◆ Requirements: Leave out the pictures and repeat exactly the lines between the one containing "Reproduce this chart with Plotly." and the one containing "y_ticks = [-20, -10, 0, 10, 20, 30, 40]", inclusive.

◆ Information shown:
+ + + +
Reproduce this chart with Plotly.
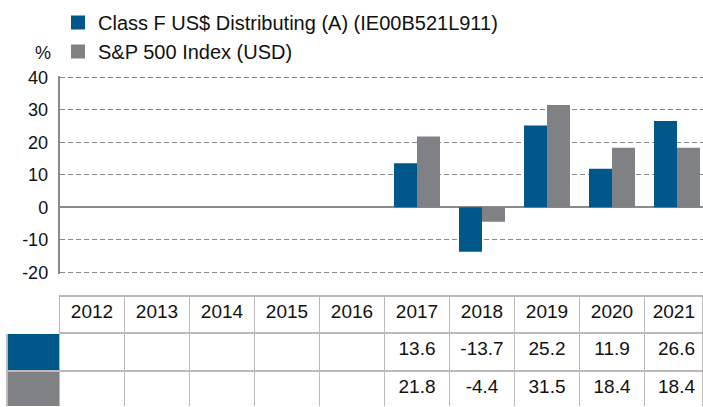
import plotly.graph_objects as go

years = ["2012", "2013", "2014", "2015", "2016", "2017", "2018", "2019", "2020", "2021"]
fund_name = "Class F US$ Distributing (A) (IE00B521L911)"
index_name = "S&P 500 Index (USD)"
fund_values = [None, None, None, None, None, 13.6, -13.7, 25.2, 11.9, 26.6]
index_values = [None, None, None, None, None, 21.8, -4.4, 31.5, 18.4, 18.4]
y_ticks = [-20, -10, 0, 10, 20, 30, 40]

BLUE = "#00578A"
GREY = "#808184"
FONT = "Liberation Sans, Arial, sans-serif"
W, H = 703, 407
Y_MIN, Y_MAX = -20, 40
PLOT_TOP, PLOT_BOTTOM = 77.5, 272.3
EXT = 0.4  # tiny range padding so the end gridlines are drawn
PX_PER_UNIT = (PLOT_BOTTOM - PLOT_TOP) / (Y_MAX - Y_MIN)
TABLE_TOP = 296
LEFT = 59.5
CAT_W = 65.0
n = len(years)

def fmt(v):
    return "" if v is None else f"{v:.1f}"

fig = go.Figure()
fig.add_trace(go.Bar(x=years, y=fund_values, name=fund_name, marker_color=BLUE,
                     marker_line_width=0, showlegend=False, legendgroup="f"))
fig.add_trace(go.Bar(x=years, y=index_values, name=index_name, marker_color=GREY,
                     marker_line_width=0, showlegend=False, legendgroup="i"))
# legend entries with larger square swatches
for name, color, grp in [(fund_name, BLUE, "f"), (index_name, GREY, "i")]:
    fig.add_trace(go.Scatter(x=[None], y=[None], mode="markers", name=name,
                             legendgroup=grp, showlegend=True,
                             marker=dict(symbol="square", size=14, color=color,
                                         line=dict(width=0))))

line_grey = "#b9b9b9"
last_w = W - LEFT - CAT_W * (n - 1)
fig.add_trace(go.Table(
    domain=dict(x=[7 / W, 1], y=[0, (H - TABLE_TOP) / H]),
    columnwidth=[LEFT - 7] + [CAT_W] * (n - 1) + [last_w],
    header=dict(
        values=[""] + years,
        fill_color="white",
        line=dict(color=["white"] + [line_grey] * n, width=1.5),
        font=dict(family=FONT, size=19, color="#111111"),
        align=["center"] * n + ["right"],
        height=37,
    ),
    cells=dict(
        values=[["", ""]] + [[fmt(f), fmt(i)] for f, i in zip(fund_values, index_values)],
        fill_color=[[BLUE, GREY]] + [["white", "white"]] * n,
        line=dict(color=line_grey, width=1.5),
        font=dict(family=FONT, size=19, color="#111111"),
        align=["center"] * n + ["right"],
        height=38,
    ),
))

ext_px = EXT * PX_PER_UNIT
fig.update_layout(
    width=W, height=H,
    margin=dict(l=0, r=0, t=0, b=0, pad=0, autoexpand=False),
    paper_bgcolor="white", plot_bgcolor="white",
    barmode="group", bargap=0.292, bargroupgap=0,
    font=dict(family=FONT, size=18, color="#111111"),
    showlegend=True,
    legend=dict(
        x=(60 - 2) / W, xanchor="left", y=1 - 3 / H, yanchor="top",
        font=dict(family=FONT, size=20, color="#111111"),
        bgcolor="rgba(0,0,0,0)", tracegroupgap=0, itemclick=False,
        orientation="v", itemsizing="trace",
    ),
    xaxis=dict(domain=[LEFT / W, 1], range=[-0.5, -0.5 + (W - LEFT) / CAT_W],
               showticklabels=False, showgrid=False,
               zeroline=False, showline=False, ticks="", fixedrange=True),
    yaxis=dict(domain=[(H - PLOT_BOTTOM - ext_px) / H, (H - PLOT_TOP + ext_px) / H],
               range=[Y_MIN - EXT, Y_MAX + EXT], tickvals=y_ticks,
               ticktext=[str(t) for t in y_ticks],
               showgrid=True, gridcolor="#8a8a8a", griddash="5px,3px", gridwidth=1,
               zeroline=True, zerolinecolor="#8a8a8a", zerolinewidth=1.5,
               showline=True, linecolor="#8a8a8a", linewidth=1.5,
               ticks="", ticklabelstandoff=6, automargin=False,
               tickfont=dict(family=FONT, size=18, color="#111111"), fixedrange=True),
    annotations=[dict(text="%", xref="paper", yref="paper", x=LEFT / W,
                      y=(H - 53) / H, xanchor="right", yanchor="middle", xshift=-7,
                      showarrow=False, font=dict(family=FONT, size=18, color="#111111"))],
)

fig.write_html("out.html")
+ + + +
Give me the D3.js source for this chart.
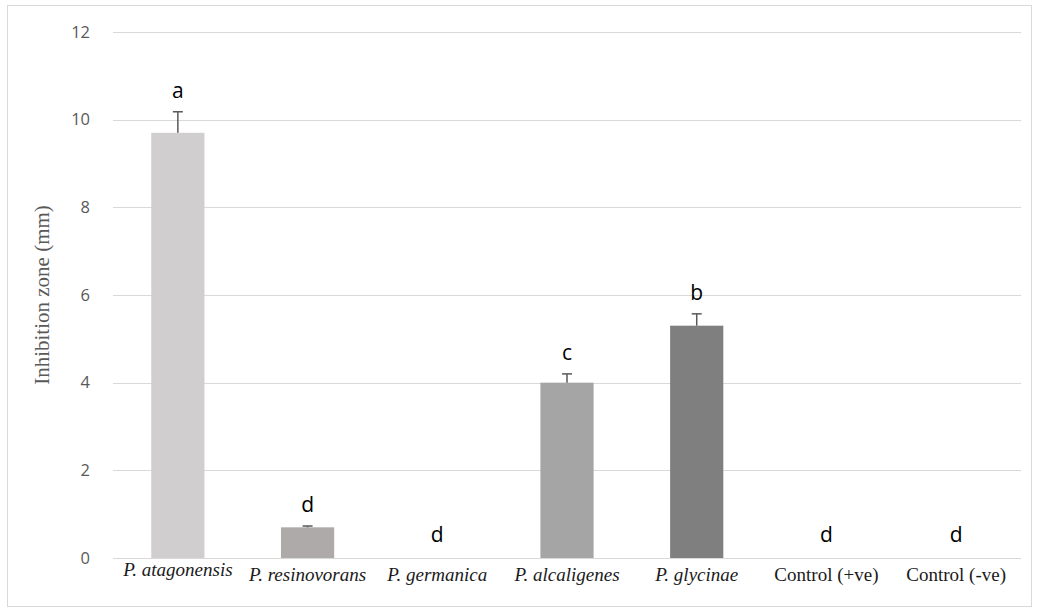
+ + + +
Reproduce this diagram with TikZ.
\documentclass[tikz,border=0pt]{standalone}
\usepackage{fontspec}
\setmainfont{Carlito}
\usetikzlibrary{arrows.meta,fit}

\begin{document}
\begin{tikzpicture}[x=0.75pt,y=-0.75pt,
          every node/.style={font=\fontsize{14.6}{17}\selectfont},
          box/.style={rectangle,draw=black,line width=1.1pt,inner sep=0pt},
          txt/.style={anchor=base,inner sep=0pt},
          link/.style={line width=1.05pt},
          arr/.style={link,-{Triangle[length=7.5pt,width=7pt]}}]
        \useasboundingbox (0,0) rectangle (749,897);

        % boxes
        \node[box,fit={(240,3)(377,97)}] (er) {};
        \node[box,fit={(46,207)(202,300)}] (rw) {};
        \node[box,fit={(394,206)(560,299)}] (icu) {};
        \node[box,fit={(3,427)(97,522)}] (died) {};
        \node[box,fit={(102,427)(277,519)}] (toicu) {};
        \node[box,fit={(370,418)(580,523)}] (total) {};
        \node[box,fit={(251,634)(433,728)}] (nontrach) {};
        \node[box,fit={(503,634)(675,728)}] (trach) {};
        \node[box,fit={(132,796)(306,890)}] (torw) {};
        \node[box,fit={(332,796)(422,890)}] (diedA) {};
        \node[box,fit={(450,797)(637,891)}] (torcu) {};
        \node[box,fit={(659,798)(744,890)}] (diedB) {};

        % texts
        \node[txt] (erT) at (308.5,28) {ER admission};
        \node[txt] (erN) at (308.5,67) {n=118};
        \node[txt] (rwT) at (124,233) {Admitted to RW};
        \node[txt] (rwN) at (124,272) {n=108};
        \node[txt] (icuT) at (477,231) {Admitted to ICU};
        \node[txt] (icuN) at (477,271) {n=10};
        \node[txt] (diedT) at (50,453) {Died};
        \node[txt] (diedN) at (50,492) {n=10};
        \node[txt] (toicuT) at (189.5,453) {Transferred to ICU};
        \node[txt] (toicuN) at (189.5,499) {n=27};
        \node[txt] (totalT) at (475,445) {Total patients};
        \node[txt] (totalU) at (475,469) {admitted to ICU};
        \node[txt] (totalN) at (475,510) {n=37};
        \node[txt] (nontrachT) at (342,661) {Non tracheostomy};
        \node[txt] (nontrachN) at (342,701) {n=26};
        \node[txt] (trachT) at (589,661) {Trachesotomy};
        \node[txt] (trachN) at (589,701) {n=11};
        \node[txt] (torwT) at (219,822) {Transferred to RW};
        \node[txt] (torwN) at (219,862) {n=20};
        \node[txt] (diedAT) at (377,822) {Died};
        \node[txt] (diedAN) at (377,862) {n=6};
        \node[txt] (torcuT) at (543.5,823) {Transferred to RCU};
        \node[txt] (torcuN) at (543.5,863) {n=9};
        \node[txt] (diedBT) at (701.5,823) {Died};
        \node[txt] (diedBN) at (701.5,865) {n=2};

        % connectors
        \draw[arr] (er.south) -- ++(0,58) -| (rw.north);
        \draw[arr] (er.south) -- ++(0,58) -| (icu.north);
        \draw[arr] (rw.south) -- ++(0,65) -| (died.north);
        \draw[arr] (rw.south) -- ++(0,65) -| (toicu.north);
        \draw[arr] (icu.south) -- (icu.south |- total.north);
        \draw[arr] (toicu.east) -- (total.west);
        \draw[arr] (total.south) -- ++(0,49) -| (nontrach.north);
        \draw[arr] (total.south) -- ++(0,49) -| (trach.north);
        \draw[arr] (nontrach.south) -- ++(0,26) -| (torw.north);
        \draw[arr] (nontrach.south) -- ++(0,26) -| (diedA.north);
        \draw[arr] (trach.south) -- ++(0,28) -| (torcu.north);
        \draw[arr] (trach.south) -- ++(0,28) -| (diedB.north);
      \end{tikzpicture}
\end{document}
+ + + +
◆ Completed task:
Reproduce this chart with Plotly.
import plotly.graph_objects as go

years = ["2012", "2013", "2014", "2015", "2016", "2017", "2018", "2019", "2020", "2021"]
fund_name = "Class F US$ Distributing (A) (IE00B521L911)"
index_name = "S&P 500 Index (USD)"
fund_values = [None, None, None, None, None, 13.6, -13.7, 25.2, 11.9, 26.6]
index_values = [None, None, None, None, None, 21.8, -4.4, 31.5, 18.4, 18.4]
y_ticks = [-20, -10, 0, 10, 20, 30, 40]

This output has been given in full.